TASK REQUIREMENTS: Repeat word for word the lines from the top of the records through the line containing "import numpy as np", and skip the pictures.

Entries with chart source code
· · · ·
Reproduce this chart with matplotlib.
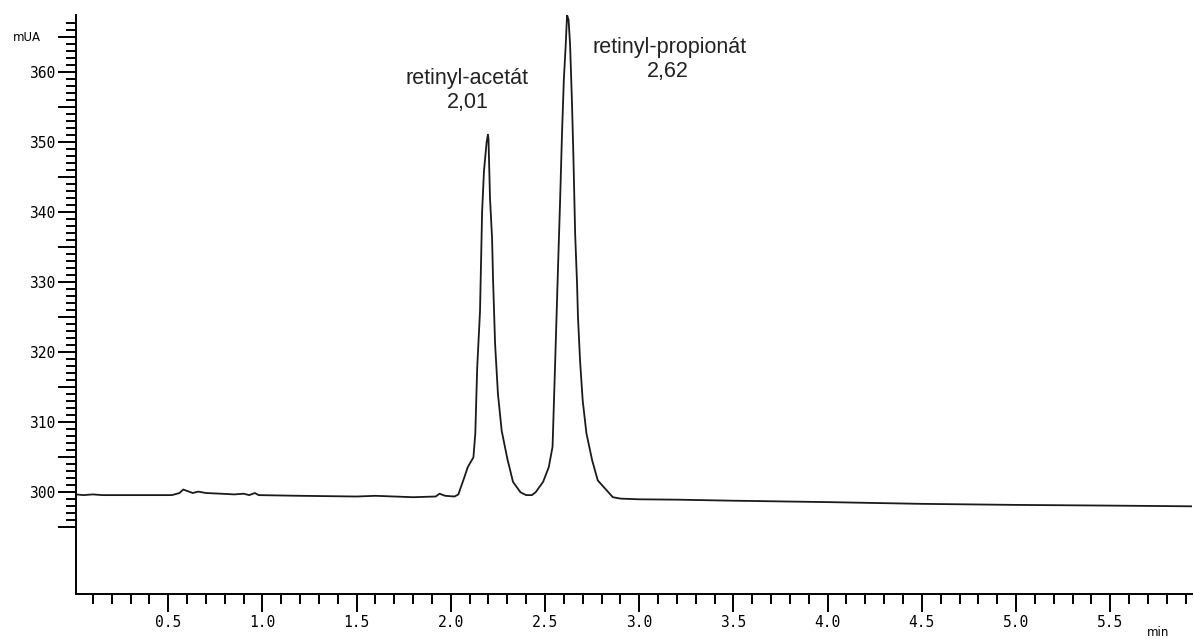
import matplotlib
matplotlib.use("Agg")
import matplotlib.pyplot as plt
import numpy as np

# ---- data ----
time_min = [0.01, 0.05, 0.10, 0.15, 0.20, 0.30, 0.40, 0.52, 0.56, 0.58, 0.60, 0.63,
            0.66, 0.70, 0.78, 0.85, 0.90, 0.93, 0.96, 0.98, 1.20, 1.50, 1.60, 1.80,
            1.92, 1.94, 1.97, 2.02, 2.04, 2.07, 2.09, 2.12, 2.13, 2.14, 2.155, 2.166,
            2.176, 2.19, 2.197, 2.20, 2.208, 2.219, 2.224, 2.235, 2.25, 2.27, 2.30,
            2.33, 2.37, 2.40, 2.43, 2.45, 2.49, 2.52, 2.54, 2.553, 2.57, 2.58, 2.59,
            2.60, 2.61, 2.617, 2.625, 2.633, 2.643, 2.65, 2.66, 2.67, 2.675, 2.686,
            2.70, 2.72, 2.75, 2.78, 2.82, 2.86, 2.90, 3.00, 3.20, 3.50, 4.00, 4.50,
            5.00, 5.50, 5.93]
signal_mau = [299.7, 299.6, 299.7, 299.6, 299.6, 299.6, 299.6, 299.6, 299.9, 300.4, 300.2, 299.9,
              300.1, 299.9, 299.8, 299.7, 299.8, 299.6, 299.9, 299.6, 299.5, 299.4, 299.5, 299.3,
              299.4, 299.8, 299.5, 299.4, 299.7, 302.0, 303.6, 305.0, 308.4, 317.8, 325.9, 340.0,
              345.9, 350.0, 351.1, 350.5, 342.0, 336.3, 330.6, 321.2, 314.1, 308.8, 304.8,
              301.5, 300.0, 299.6, 299.6, 300.0, 301.5, 303.6, 306.5, 317.8, 333.0, 341.6, 351.1,
              359.0, 364.0, 368.2, 367.5, 364.0, 355.8, 348.7, 336.9, 329.8, 325.0, 318.8,
              313.1, 308.4, 304.6, 301.7, 300.5, 299.3, 299.1, 299.0, 298.95, 298.8, 298.6, 298.35,
              298.2, 298.1, 298.0]

peak_names = ["retinyl-acetát", "retinyl-propionát"]
peak_rt_labels = ["2,01", "2,62"]

y_major_labeled = [300, 310, 320, 330, 340, 350, 360]
x_major = [0.5, 1.0, 1.5, 2.0, 2.5, 3.0, 3.5, 4.0, 4.5, 5.0, 5.5]

W, H = 1194, 639

# ---- figure ----
fig = plt.figure(figsize=(W / 100, H / 100), dpi=100)
ax = fig.add_axes([76 / W, 45 / H, 1116 / W, 579 / H])

ax.plot(time_min, signal_mau, color="#1a1a1a", lw=1.3)

ax.set_xlim(0.0106, 5.934)
ax.set_ylim(285.47, 368.2)

for s in ["top", "right"]:
    ax.spines[s].set_visible(False)
for s in ["left", "bottom"]:
    ax.spines[s].set_linewidth(1.4)
    ax.spines[s].set_color("black")

# y ticks: major every 5 (labels every 10), minor every 1
y_maj = list(range(295, 366, 5))
ax.set_yticks(y_maj)
ax.set_yticklabels([str(v) if v in y_major_labeled else "" for v in y_maj])
ax.set_yticks([v for v in range(295, 368) if v % 5 != 0], minor=True)

# x ticks
ax.set_xticks(x_major)
ax.set_xticklabels(["%.1f" % v for v in x_major])
x_minor = [round(0.1 * i, 1) for i in range(1, 60)]
ax.set_xticks([v for v in x_minor if v not in x_major], minor=True)

ax.tick_params(axis="both", which="major", length=13, width=1.4, direction="out",
               pad=2, labelsize=10.5)
ax.tick_params(axis="both", which="minor", length=7, width=1.4, direction="out")
for lab in ax.get_xticklabels() + ax.get_yticklabels():
    lab.set_fontfamily("DejaVu Sans Mono")

ax.text(-0.057, 365, "mUA", transform=ax.get_yaxis_transform(),
        fontsize=8.5, family="DejaVu Sans", ha="left", va="center")
fig.text(1158 / W, 1 - 633 / H, "min", fontsize=8.5, family="DejaVu Sans",
         ha="center", va="center")

# peak annotations (pixel positions of each text line)
name_pos = [(467, 84), (670, 53)]
rt_pos = [(468, 108), (668, 77)]
for name, rt, (nx, ny), (rx, ry) in zip(peak_names, peak_rt_labels, name_pos, rt_pos):
    fig.text(nx / W, 1 - ny / H, name, ha="center", va="baseline",
             fontsize=15.5, family="Liberation Sans", color="#222222")
    fig.text(rx / W, 1 - ry / H, rt, ha="center", va="baseline",
             fontsize=15.5, family="Liberation Sans", color="#222222")

fig.savefig("out.png", dpi=100)
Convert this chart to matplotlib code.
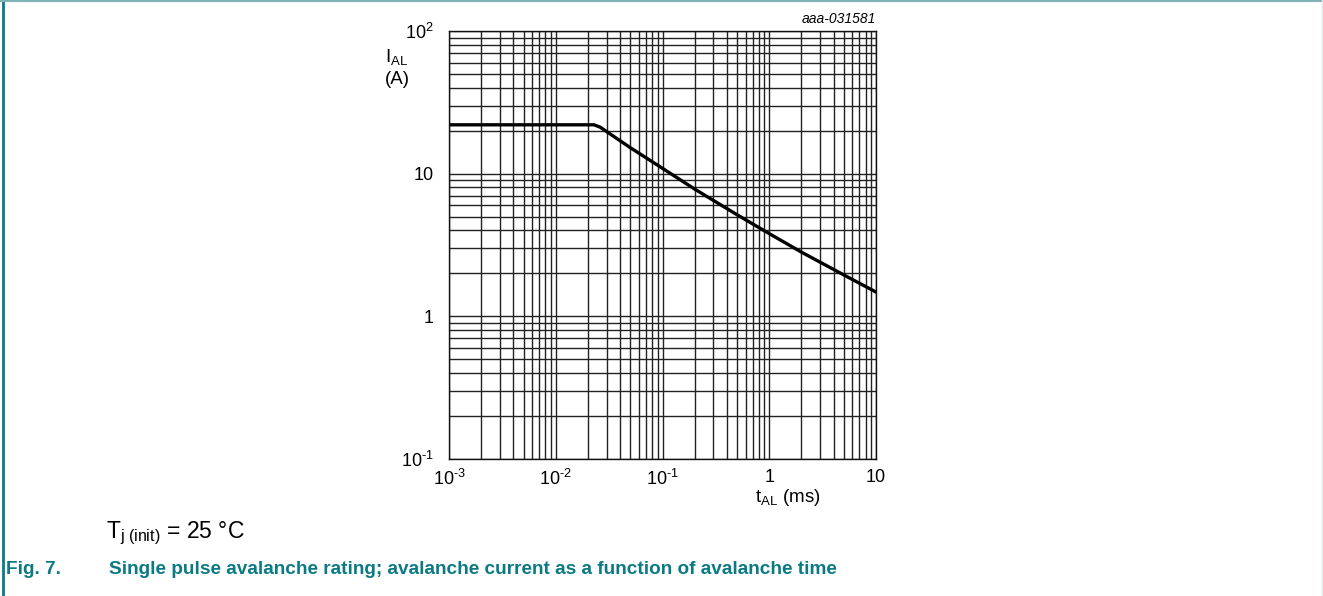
import matplotlib
matplotlib.use("Agg")
import matplotlib.pyplot as plt
from matplotlib.ticker import LogLocator, FixedLocator, NullFormatter

plt.rcParams['font.family'] = ['Liberation Sans', 'DejaVu Sans']
plt.rcParams['mathtext.fontset'] = 'custom'
plt.rcParams['mathtext.rm'] = 'Liberation Sans'
plt.rcParams['mathtext.it'] = 'Liberation Sans:italic'

# avalanche time (ms) vs avalanche current (A)
t_al = [0.001, 0.005, 0.0228, 0.026, 0.05, 0.1, 0.2, 0.5, 1, 2, 5, 10]
i_al = [22, 22, 22, 21.2, 15.2, 10.9, 7.8, 5.15, 3.8, 2.82, 1.95, 1.48]

x_ticks = [1e-3, 1e-2, 1e-1, 1, 10]
x_labels = [r'$10^{\text{-}3}$', r'$10^{\text{-}2}$', r'$10^{\text{-}1}$', '1', '10']
y_ticks = [0.1, 1, 10, 100]
y_labels = [r'$10^{\text{-}1}$', '1', '10', r'$10^{2}$']

teal = '#0b7a84'

fig = plt.figure(figsize=(13.23, 5.96), dpi=100)
ax = fig.add_axes([449 / 1323, 1 - 459 / 596, 427 / 1323, 428 / 596])

ax.set_xscale('log')
ax.set_yscale('log')
ax.set_xlim(1e-3, 10)
ax.set_ylim(0.1, 100)

ax.xaxis.set_major_locator(FixedLocator(x_ticks))
ax.set_xticklabels(x_labels)
ax.yaxis.set_major_locator(FixedLocator(y_ticks))
ax.set_yticklabels(y_labels)
for axis in (ax.xaxis, ax.yaxis):
    axis.set_minor_locator(LogLocator(base=10, subs=range(2, 10), numticks=20))
    axis.set_minor_formatter(NullFormatter())

ax.grid(True, which='both', color='#222222', linewidth=1.0)
ax.tick_params(which='both', length=0, labelsize=13)
ax.tick_params(axis='x', pad=7)
ax.tick_params(axis='y', pad=11)
for s in ax.spines.values():
    s.set_color('#111111')
    s.set_linewidth(1.0)

ax.plot(t_al, i_al, color='black', linewidth=2.4, solid_joinstyle='round')

fig.text(385 / 1323, 1 - 57 / 596, r'$\mathregular{I_{AL}}$', fontsize=13.5, va='center')
fig.text(385 / 1323, 1 - 79 / 596, '(A)', fontsize=13.5, va='center')
fig.text(755 / 1323, 1 - 497 / 596, r'$\mathregular{t_{AL}}$ (ms)', fontsize=13.5, va='center')
fig.text(876 / 1323, 1 - 19 / 596, 'aaa-031581', fontsize=10, style='italic',
         ha='right', va='center')

fig.text(106 / 1323, 1 - 533 / 596, r'$\mathregular{T_{j\ (init)}}$ = 25 °C', fontsize=16.5,
         va='center')
fig.text(6 / 1323, 1 - 570 / 596, 'Fig. 7.', fontsize=13.7, fontweight='bold',
         color=teal, va='center')
fig.text(109 / 1323, 1 - 570 / 596,
         'Single pulse avalanche rating; avalanche current as a function of avalanche time',
         fontsize=13.7, fontweight='bold', color=teal, va='center')

# page frame
fig.add_artist(plt.Line2D([2.5 / 1323, 2.5 / 1323], [0, 1], color=teal, linewidth=2))
fig.add_artist(plt.Line2D([0, 1], [1 - 1 / 596, 1 - 1 / 596], color='#7fb3b8', linewidth=1.5))
fig.add_artist(plt.Line2D([1322 / 1323, 1322 / 1323], [0, 1], color='#e0e8e8', linewidth=1))

fig.savefig('out.png', dpi=100)
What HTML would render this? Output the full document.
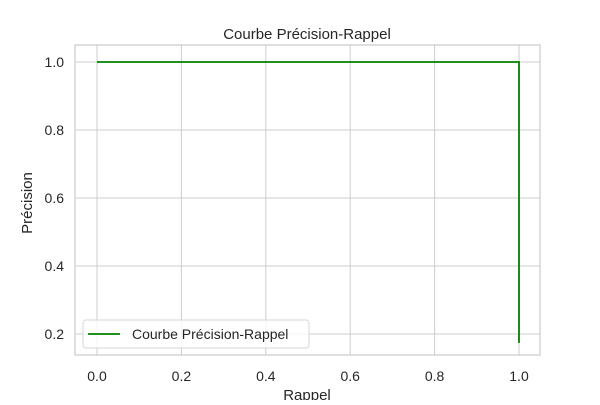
<!DOCTYPE html>
<html><head><meta charset="utf-8"><style>
body{margin:0;background:#fff}
svg text{font-family:"Liberation Sans","DejaVu Sans",sans-serif;fill:#262626}
</style></head><body>
<svg width="600" height="400">
<rect x="0" y="0" width="600" height="400" fill="#fff"/>
<g id="grid"></g>
<rect x="75" y="45" width="465" height="310" fill="none" stroke="#cccccc" stroke-width="1.25"/>
<g id="ticks"></g>
<path id="curve" fill="none" stroke="#008000" stroke-width="1.8"/>
<text x="307" y="39" font-size="15" text-anchor="middle">Courbe Précision-Rappel</text>
<text x="307" y="400" font-size="15" text-anchor="middle">Rappel</text>
<text transform="translate(32,203) rotate(-90)" font-size="15" text-anchor="middle">Précision</text>
<g>
<rect x="83" y="320" width="226" height="28" rx="3" fill="#fff" fill-opacity="0.8" stroke="#d6d6d6"/>
<line x1="88" y1="334" x2="120" y2="334" stroke="#008000" stroke-width="1.8"/>
<text x="132" y="339" font-size="14">Courbe Précision-Rappel</text>
</g>
</svg>
<script>
const recall=[0,1,1];
const precision=[1,1,0.174];
const xTicks=[0,0.2,0.4,0.6,0.8,1.0];
const yTicks=[0.2,0.4,0.6,0.8,1.0];
const xs=v=>97+v*422;
const ys=v=>62+(1-v)*340;
const NS='http://www.w3.org/2000/svg';
const grid=document.getElementById('grid'),ticks=document.getElementById('ticks');
xTicks.forEach(t=>{
 const l=document.createElementNS(NS,'line');
 
 
 l.setAttribute('x1',xs(t));l.setAttribute('x2',xs(t));l.setAttribute('y1',45);l.setAttribute('y2',355);
 l.setAttribute('stroke','#cccccc');l.setAttribute('stroke-width','1');grid.appendChild(l);
 const tx=document.createElementNS(NS,'text');
 
 
 tx.setAttribute('x',xs(t));tx.setAttribute('y',381);tx.setAttribute('font-size','14');tx.setAttribute('text-anchor','middle');
 tx.textContent=t.toFixed(1);ticks.appendChild(tx);
});
yTicks.forEach(t=>{
 const l=document.createElementNS(NS,'line');
 
 
 l.setAttribute('x1',75);l.setAttribute('x2',540);l.setAttribute('y1',ys(t));l.setAttribute('y2',ys(t));
 l.setAttribute('stroke','#cccccc');l.setAttribute('stroke-width','1');grid.appendChild(l);
 const tx=document.createElementNS(NS,'text');
 
 
 tx.setAttribute('x',64);tx.setAttribute('y',ys(t)+5);tx.setAttribute('font-size','14');tx.setAttribute('text-anchor','end');
 tx.textContent=t.toFixed(1);ticks.appendChild(tx);
});
document.getElementById('curve').setAttribute('d',recall.map((r,i)=>(i?'L':'M')+xs(r)+','+ys(precision[i])).join(' '));
</script>
</body></html>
· · · ·
EXPECTED ANSWER:
Reproduce this chart with matplotlib.
import matplotlib
matplotlib.use("Agg")
import matplotlib.pyplot as plt
import numpy as np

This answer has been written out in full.